Alys Beach (pronounced “Alice”) is the last place you’d expect to find graffiti, but for one weekend every summer the pristine white walls of the homes in the private beach community—nestled along a luxurious stretch of pillow-soft sand and clear blue water on Florida’s Gulf Coast—get covered with the bright, graphic, and (literally) moving work by a handful of international artists selected to show at the Digital Graffiti projection art festival.
Since 2008, the houses at Alys Beach have acted as 3D canvases for projection art—also called “photon bombing” or “guerrilla projection”—a burgeoning art form that combines design, animation, video projection, and architecture. Though the artists hail from all over the map, their work is surprisingly similar in tone and approach; perhaps the result of a widespread yet small, tightly-knit group of artists working in a niche field.

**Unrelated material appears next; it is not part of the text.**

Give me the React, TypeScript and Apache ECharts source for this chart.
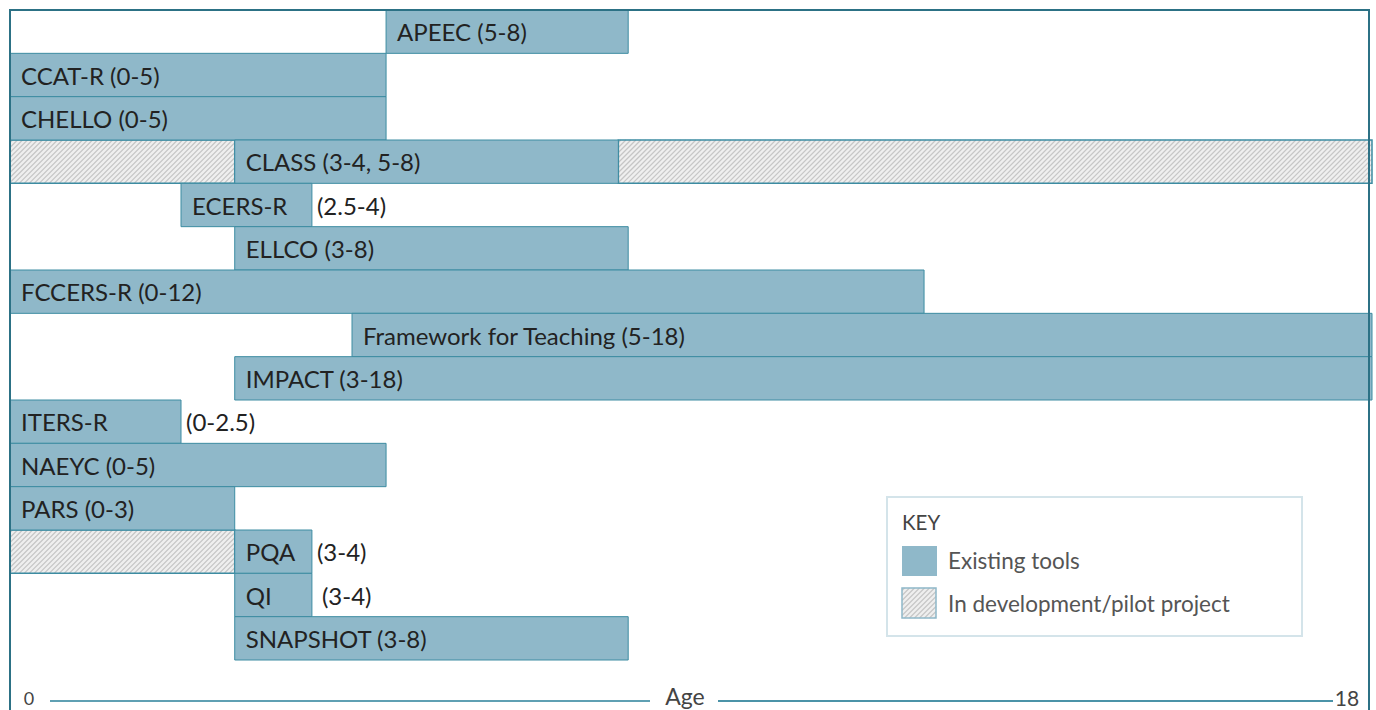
import React, { useEffect, useRef } from "react";
import * as echarts from "echarts";

// ---- data ----
const tools = [
  "APEEC", "CCAT-R", "CHELLO", "CLASS", "ECERS-R", "ELLCO", "FCCERS-R",
  "Framework for Teaching", "IMPACT", "ITERS-R", "NAEYC", "PARS", "PQA", "QI", "SNAPSHOT",
];
const ranges = [
  "(5-8)", "(0-5)", "(0-5)", "(3-4, 5-8)", "(2.5-4)", "(3-8)", "(0-12)",
  "(5-18)", "(3-18)", "(0-2.5)", "(0-5)", "(0-3)", "(3-4)", "(3-4)", "(3-8)",
];
// bar extents (age axis 0-18)
const existingStart = [4.97, 0, 0, 2.97, 2.26, 2.97, 0, 4.52, 2.97, 0, 0, 0, 2.97, 2.97, 2.97];
const existingEnd = [8.17, 4.97, 4.97, 8.04, 3.99, 8.17, 12.08, 18, 18, 2.26, 4.97, 2.97, 3.99, 3.99, 8.17];
const rangeOutside = [false, false, false, false, true, false, false, false, false, true, false, false, true, true, false];
// pilot / in-development segments: [row, start, end]
const pilotRows = [3, 3, 12];
const pilotStart = [0, 8.04, 0];
const pilotEnd = [2.97, 18, 2.97];

const axisEndLabels = ["0", "18"];
const axisName = "Age";
const keyTitle = "KEY";
const keyItems = ["Existing tools", "In development/pilot project"];

const BAR_FILL = "#8fb8c9";
const BAR_STROKE = "#3d8ca2";
const HATCH_BG = "#efefef";
const HATCH_LINE = "#c6c6c6";
const FONT = "Lato";

function hatchLines(x0: number, y0: number, x1: number, y1: number, step: number, z = 0) {
  const els: any[] = [];
  for (let c = x0 + y0 + step / 2; c < x1 + y1; c += step) {
    const xa = Math.max(x0, c - y1);
    const xb = Math.min(x1, c - y0);
    if (xb <= xa) continue;
    els.push({
      type: "line",
      z,
      shape: { x1: xa, y1: c - xa, x2: xb, y2: c - xb },
      style: { stroke: HATCH_LINE, lineWidth: 1.2 },
      silent: true,
    });
  }
  return els;
}

export default function App() {
  const ref = useRef<HTMLDivElement>(null);
  useEffect(() => {
    document.body.style.margin = "0";
    const chart = echarts.init(ref.current!, null, { renderer: "svg" });

    const existingData = tools.map((t, i) => [i, existingStart[i], existingEnd[i]]);
    const pilotData = pilotRows.map((r, i) => [r, pilotStart[i], pilotEnd[i]]);

    const keyX = 887, keyY = 497;
    const legendGraphics: any[] = [
      {
        type: "rect", z: 50,
        shape: { x: keyX, y: keyY, width: 415, height: 139 },
        style: { fill: "#fff", stroke: "#d4e4ea", lineWidth: 2 },
      },
      {
        type: "text", z: 51, x: 902, y: 522,
        style: { text: keyTitle, fill: "#444", font: `20.5px ${FONT}`, verticalAlign: "middle" },
      },
      {
        type: "rect", z: 51,
        shape: { x: 902, y: 546, width: 35, height: 30 },
        style: { fill: BAR_FILL },
      },
      {
        type: "text", z: 51, x: 948, y: 560,
        style: { text: keyItems[0], fill: "#555", font: `22.5px ${FONT}`, verticalAlign: "middle" },
      },
      {
        type: "rect", z: 51,
        shape: { x: 902, y: 588, width: 34, height: 30 },
        style: { fill: HATCH_BG },
      },
      ...hatchLines(902, 588, 936, 618, 5, 52),
      {
        type: "rect", z: 53,
        shape: { x: 902, y: 588, width: 34, height: 30 },
        style: { fill: "none", stroke: BAR_FILL, lineWidth: 1.5 },
      },
      {
        type: "text", z: 51, x: 948, y: 603,
        style: { text: keyItems[1], fill: "#555", font: `22.5px ${FONT}`, verticalAlign: "middle" },
      },
    ];

    const axisGraphics: any[] = [
      {
        type: "text", z: 50, x: 29, y: 698,
        style: { text: axisEndLabels[0], fill: "#444", font: `18px ${FONT}`, align: "center", verticalAlign: "middle" },
      },
      {
        type: "line", z: 50,
        shape: { x1: 50, y1: 701, x2: 650, y2: 701 },
        style: { stroke: "#5fa0b3", lineWidth: 2 },
      },
      {
        type: "text", z: 50, x: 685, y: 696,
        style: { text: axisName, fill: "#444", font: `23px ${FONT}`, align: "center", verticalAlign: "middle" },
      },
      {
        type: "line", z: 50,
        shape: { x1: 718, y1: 701, x2: 1333, y2: 701 },
        style: { stroke: "#4b93a8", lineWidth: 2 },
      },
      {
        type: "text", z: 50, x: 1347, y: 697,
        style: { text: axisEndLabels[1], fill: "#444", font: `21px ${FONT}`, align: "center", verticalAlign: "middle" },
      },
      {
        type: "rect", z: 100,
        shape: { x: 10, y: 10, width: 1359, height: 720 },
        style: { fill: "none", stroke: "#2c7185", lineWidth: 2 },
      },
    ];

    chart.setOption({
      animation: false,
      grid: { left: 10, right: 4, top: 10, height: 650 },
      xAxis: { type: "value", min: 0, max: 18, show: false },
      yAxis: { type: "category", data: tools, inverse: true, show: false },
      graphic: { elements: [...axisGraphics, ...legendGraphics] },
      series: [
        {
          type: "custom",
          name: "In development/pilot project",
          clip: false,
          encode: { x: [1, 2], y: 0 },
          data: pilotData,
          renderItem: (params: any, api: any) => {
            const row = api.value(0);
            const s = api.coord([api.value(1), row]);
            const e = api.coord([api.value(2), row]);
            const h = api.size([0, 1])[1];
            const x0 = s[0], x1 = e[0], y0 = s[1] - h / 2, y1 = s[1] + h / 2;
            return {
              type: "group",
              children: [
                { type: "rect", shape: { x: x0, y: y0, width: x1 - x0, height: h }, style: { fill: HATCH_BG } },
                ...hatchLines(x0, y0, x1, y1, 5),
                {
                  type: "rect",
                  shape: { x: x0, y: y0, width: x1 - x0, height: h },
                  style: { fill: "none", stroke: BAR_STROKE, lineWidth: 1.5 },
                },
              ],
            };
          },
        },
        {
          type: "custom",
          name: "Existing tools",
          clip: false,
          encode: { x: [1, 2], y: 0 },
          data: existingData,
          renderItem: (params: any, api: any) => {
            const row = api.value(0);
            const i = params.dataIndex;
            const s = api.coord([api.value(1), row]);
            const e = api.coord([api.value(2), row]);
            const h = api.size([0, 1])[1];
            const x0 = s[0], x1 = e[0], y0 = s[1] - h / 2;
            const children: any[] = [
              {
                type: "rect",
                shape: { x: x0, y: y0, width: x1 - x0, height: h },
                style: { fill: BAR_FILL, stroke: BAR_STROKE, lineWidth: 1 },
              },
              {
                type: "text",
                style: {
                  text: rangeOutside[i] ? tools[i] : `${tools[i]} ${ranges[i]}`,
                  x: x0 + 11, y: s[1],
                  fill: "#222", font: `24px ${FONT}`,
                  verticalAlign: "middle", align: "left",
                },
              },
            ];
            if (rangeOutside[i]) {
              children.push({
                type: "text",
                style: {
                  text: ranges[i], x: x1 + (tools[i] === "QI" ? 10 : 5), y: s[1],
                  fill: "#222", font: `24px ${FONT}`,
                  verticalAlign: "middle", align: "left",
                },
              });
            }
            return { type: "group", children };
          },
        },
      ],
    });
    return () => chart.dispose();
  }, []);
  return <div ref={ref} style={{ width: 1376, height: 710 }} />;
}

Most of the work involves slow-moving, brightly colored abstract forms that revolve kaleidoscopically, changing shape but never quite evolving into anything else. If there’s music, it’s usually of the ambient variety. Though projection art shares similarities with video art and animation, these works aren’t narratives. They’re more like living paintings: moving compositions of color and form meant to simply be experienced.
If the turnout at the festival this year was any indication, projection art can definitely draw a crowd. People queued up and down the pathways that wound visitors around the Alys Beach homes, ultimately sending them onward to a party where a DJ was set up not poolside, but on a stand inside the pool (this is Florida) and played between performances of a piece that involved some high-flying acrobatics (from Italian art group fuse*, above).
The real stand outs were by Yandell Walton, whose “Human Effect” won the Best of Show award for its clever use of responsive technology (a wall of lush plants wither and die when a person touches them, hence the name); Jonathan McCabe’s “Evotree” (above), a hypnotic pattern of floral forms that morphs endlessly into itself each other and was easily my favorite; Robert Seidel’s “Advection,” a dramatic blur of color projected onto the spray of a fountain; Olga Guse’s “Journey to the Olympus,” a fun, jerky stop-motion animation of figurines acting out Greek myths; Courtney Egan’s “Sleepwakers,” a revolving bouquet of blooming flowers that’s just plain pretty; and Jasmine Powell’s “Side/counter/parting,” which she filmed through the window of a train cutting through Germany, and then did some crazy splicing to “blend” mirror images of the footage (watch it below).
While it’s still new to many audiences, there’s no question that projection art has a place in the canon. But as an art and design lover who dreams about one day owning some of the pieces that currently live in my Pinterest boards, I had to wonder: who’s buying this? And how?
“Video art is no longer perceived as a separate category,” Whitney Museum curator Henriette Huldisch confirms. “Collecting film and video art is definitely no longer in its infancy; most major institutions have fully embraced it and many major private collectors do as well.” True, though of the record-breaking $2 billion spent on contemporary art last year—up 40 percent from the previous year—the artists who brought in the biggest bucks were Francis Bacon, Jeff Koons, Andy Warhol, Cy Twombly, Gergard Richter, Mark Rothko, and Jasper Johns. Their work brought in some eyebrow-raising sums ($142.4 million for Bacon’s 1969 “Three Studies of Lucian Freud”), but beyond that, the names on this list are hardly surprising, and neither is the fact that none of these artists work in video.
As more artists find patrons for their expensive practice, and museums and private collectors work out issues of “digital scarcity”—the fact that the ability to create identical copies of a work is literally at the touch of a button—there’s the hurdle of properly displaying and housing digital work. Thanks to major advances in technology, buying and collecting video-based art is easier than ever before, but as digital media collector Ivo Wessel noted in a recent Artsy interview, “as a collector, owning something is not enough—upkeep and preservation are also part of the job.”
Olga Guse’s “Journey to the Olympus”
Buying digital work is not for the faint of heart. Julia Stoschek, another collector, opened up a public space to showcase her growing collection. “For collectors there was—and still is—a significant trepidation about art that is, first of all, easily reproduced and, second, sustained by a technological medium,” she says. “The greatest challenge, however, lies in its proper archiving, which constantly increases in complexity.” She’s quick to point out that it’s not an insurmountable challenge, but a specialized form of art—at least for the time being—requires a special kind of collector.
Or, as Digital Graffiti’s curator Brett Phares says, “Conflating the art market with the pursuit of creating and viewing digital art might be part of the problem with collecting it. Instead of digital art being seen as an investment, it might need to be seen as simply something to be enjoyed. For now.”